● The request: Starting at the line that contains "Recreate this image" and stopping at the line that contains "import * as", return those lines exactly and nothing else. Both end lines count; pictures do not.

━━ Dataset records

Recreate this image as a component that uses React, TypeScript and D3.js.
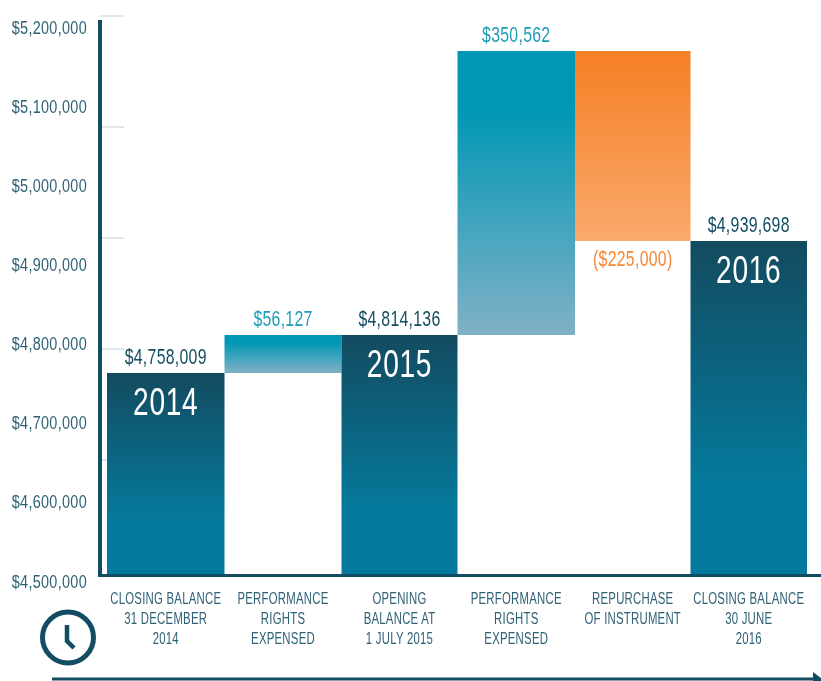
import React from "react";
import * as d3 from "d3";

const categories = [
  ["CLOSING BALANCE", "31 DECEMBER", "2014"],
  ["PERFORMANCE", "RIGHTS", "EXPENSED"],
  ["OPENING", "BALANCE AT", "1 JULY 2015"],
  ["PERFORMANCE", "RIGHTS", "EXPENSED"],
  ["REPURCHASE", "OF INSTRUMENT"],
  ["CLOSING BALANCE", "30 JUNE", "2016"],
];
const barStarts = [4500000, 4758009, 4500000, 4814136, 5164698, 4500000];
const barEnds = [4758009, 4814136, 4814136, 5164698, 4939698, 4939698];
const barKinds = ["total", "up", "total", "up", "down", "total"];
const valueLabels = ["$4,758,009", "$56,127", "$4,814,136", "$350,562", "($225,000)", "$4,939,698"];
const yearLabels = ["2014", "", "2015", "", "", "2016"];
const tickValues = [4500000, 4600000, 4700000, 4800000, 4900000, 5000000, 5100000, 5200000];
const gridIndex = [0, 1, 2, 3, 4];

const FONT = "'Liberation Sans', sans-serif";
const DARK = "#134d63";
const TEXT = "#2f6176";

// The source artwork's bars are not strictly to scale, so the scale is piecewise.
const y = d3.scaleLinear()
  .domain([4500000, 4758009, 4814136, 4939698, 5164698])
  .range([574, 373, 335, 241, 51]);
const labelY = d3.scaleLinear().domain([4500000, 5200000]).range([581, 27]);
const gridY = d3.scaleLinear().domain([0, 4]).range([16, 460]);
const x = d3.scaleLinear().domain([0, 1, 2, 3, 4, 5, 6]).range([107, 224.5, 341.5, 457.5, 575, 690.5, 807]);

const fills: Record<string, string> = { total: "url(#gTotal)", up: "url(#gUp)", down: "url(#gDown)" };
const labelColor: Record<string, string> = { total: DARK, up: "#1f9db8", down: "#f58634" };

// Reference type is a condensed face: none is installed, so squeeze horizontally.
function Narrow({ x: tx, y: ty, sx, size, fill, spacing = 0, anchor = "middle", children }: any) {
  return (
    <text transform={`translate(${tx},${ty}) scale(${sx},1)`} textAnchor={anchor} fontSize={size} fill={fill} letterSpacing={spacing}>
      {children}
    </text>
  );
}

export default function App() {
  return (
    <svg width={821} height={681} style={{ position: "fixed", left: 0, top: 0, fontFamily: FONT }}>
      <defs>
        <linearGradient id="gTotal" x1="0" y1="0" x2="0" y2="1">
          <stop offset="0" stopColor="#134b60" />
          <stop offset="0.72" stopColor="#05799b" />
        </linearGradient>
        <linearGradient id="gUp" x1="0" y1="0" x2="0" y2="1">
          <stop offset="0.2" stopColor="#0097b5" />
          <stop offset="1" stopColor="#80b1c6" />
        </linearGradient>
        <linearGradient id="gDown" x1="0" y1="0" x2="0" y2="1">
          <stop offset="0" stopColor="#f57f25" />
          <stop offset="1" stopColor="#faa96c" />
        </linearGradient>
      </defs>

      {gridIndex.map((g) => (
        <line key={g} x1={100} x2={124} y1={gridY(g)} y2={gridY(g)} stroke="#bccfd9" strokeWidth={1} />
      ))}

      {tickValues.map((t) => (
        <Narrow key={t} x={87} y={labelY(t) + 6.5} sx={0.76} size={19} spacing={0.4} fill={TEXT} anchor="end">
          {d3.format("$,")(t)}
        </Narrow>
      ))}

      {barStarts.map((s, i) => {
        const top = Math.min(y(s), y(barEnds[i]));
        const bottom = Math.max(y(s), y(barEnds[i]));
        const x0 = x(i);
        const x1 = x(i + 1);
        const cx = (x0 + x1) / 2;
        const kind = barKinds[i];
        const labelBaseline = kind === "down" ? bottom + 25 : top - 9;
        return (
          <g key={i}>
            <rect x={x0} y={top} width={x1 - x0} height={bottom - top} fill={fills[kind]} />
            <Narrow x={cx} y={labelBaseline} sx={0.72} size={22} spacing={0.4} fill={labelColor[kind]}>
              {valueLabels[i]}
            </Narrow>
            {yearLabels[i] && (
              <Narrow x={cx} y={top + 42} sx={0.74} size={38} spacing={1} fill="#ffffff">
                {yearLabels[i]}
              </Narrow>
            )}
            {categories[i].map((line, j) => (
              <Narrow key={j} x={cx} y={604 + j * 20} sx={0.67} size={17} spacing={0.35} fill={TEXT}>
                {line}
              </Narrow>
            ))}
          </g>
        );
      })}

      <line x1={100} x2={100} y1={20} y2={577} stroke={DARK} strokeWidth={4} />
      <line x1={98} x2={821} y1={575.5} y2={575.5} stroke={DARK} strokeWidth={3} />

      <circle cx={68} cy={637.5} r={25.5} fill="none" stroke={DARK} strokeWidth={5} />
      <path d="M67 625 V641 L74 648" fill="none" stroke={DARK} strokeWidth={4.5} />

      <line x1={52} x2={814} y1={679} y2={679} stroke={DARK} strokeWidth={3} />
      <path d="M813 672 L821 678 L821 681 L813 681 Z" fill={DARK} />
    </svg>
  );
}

━━━━
━━ Dataset records

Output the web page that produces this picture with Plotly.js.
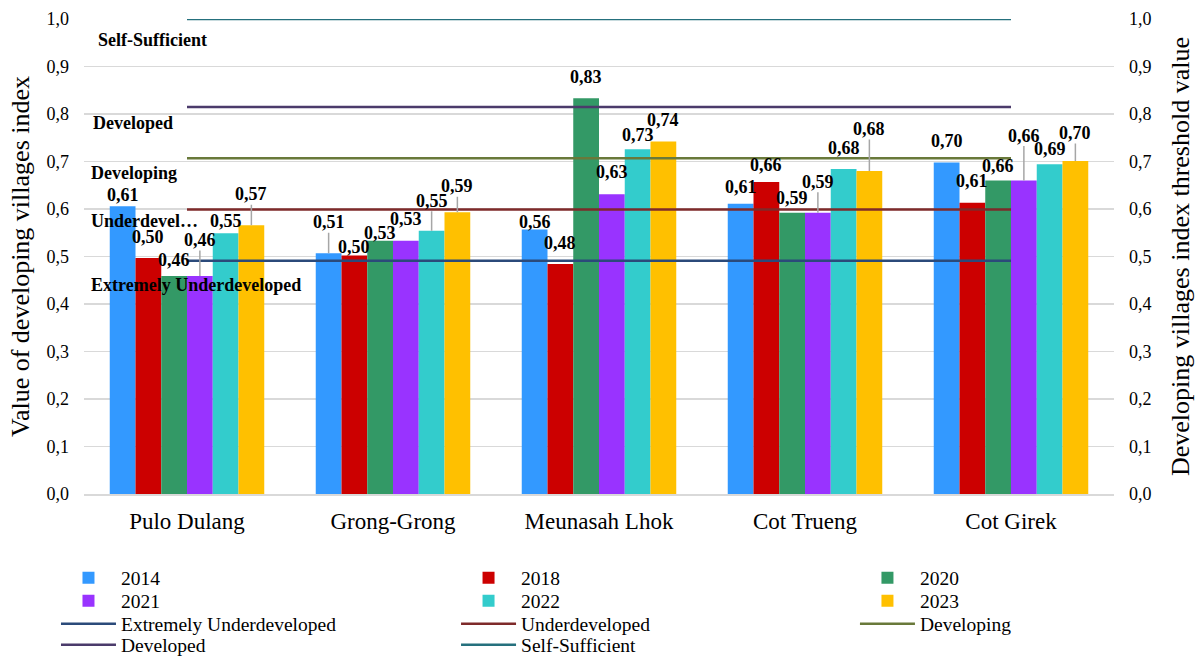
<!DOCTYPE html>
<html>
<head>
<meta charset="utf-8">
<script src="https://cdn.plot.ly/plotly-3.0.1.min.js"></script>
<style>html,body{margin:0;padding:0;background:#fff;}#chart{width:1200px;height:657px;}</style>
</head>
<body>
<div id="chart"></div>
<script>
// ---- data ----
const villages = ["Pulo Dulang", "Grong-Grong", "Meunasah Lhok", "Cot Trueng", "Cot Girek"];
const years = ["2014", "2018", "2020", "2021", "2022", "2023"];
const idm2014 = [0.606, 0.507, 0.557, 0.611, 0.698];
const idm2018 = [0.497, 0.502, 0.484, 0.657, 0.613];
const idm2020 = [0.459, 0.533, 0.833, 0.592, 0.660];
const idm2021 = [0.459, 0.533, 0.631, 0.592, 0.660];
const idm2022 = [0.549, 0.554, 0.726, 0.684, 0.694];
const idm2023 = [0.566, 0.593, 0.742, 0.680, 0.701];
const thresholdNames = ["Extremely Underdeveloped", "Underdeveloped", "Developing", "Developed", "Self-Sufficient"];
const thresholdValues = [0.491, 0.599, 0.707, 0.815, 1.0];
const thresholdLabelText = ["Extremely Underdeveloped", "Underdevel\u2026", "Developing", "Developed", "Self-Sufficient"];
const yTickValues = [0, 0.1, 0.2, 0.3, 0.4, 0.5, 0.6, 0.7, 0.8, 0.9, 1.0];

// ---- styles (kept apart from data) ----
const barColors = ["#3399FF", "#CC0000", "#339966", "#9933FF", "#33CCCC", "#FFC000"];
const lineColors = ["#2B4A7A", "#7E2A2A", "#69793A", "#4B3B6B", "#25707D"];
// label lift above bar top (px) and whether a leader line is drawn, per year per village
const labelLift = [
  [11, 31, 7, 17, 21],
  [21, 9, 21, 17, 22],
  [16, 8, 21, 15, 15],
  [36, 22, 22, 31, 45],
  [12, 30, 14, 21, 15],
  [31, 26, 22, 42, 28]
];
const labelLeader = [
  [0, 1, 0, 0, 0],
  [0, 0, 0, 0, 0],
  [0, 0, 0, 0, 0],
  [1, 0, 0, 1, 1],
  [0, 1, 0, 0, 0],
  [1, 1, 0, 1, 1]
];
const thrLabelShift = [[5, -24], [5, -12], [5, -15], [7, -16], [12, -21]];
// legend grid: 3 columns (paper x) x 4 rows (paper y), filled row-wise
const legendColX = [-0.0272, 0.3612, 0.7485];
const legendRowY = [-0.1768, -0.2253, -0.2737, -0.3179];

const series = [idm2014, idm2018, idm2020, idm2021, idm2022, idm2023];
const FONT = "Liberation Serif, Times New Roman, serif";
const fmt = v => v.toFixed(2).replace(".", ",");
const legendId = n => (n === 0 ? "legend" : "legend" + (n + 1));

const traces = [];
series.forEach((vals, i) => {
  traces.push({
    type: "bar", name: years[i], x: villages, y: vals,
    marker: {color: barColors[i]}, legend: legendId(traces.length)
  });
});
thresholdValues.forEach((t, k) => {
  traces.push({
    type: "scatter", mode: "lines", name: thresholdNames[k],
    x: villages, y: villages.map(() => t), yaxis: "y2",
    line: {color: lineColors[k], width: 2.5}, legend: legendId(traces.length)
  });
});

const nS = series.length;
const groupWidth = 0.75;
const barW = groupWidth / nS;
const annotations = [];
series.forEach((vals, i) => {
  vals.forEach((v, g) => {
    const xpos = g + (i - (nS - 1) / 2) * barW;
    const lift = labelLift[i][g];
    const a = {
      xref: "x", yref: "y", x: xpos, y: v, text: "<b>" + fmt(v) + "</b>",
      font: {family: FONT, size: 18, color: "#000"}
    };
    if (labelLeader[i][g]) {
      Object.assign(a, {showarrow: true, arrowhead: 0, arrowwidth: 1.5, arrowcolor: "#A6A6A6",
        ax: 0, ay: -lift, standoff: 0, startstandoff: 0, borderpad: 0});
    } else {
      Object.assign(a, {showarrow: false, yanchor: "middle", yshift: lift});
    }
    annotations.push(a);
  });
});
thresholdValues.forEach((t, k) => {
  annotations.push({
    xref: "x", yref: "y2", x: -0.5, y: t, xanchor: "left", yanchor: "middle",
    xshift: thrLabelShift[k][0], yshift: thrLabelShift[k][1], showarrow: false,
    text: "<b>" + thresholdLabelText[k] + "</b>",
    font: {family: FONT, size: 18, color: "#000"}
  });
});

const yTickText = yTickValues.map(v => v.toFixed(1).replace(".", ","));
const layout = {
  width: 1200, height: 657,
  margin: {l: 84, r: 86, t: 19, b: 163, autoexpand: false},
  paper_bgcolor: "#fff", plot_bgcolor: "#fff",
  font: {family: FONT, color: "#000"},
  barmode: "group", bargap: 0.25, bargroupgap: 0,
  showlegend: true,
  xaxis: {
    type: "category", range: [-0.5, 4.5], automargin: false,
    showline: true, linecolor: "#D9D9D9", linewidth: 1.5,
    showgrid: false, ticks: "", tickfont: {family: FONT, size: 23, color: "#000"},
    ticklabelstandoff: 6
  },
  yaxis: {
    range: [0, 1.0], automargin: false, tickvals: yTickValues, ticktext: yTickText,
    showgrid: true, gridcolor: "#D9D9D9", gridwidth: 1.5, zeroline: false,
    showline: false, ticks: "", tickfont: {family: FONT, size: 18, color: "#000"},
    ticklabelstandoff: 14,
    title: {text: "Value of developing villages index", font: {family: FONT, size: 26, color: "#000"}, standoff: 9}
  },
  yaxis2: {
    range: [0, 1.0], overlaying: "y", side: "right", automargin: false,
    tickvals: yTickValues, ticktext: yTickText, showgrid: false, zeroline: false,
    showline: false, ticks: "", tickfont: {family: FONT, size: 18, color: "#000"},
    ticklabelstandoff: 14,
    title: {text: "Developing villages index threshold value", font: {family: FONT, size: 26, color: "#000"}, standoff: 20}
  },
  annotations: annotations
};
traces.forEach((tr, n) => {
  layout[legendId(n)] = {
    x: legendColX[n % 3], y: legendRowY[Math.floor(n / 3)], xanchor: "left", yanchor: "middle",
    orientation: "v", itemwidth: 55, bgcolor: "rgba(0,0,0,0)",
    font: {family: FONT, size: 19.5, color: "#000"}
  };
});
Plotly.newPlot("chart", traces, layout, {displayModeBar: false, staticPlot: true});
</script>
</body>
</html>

━━━━

● Complete answer:
Recreate this image as a component that uses React, TypeScript and D3.js.
import React from "react";
import * as d3 from "d3";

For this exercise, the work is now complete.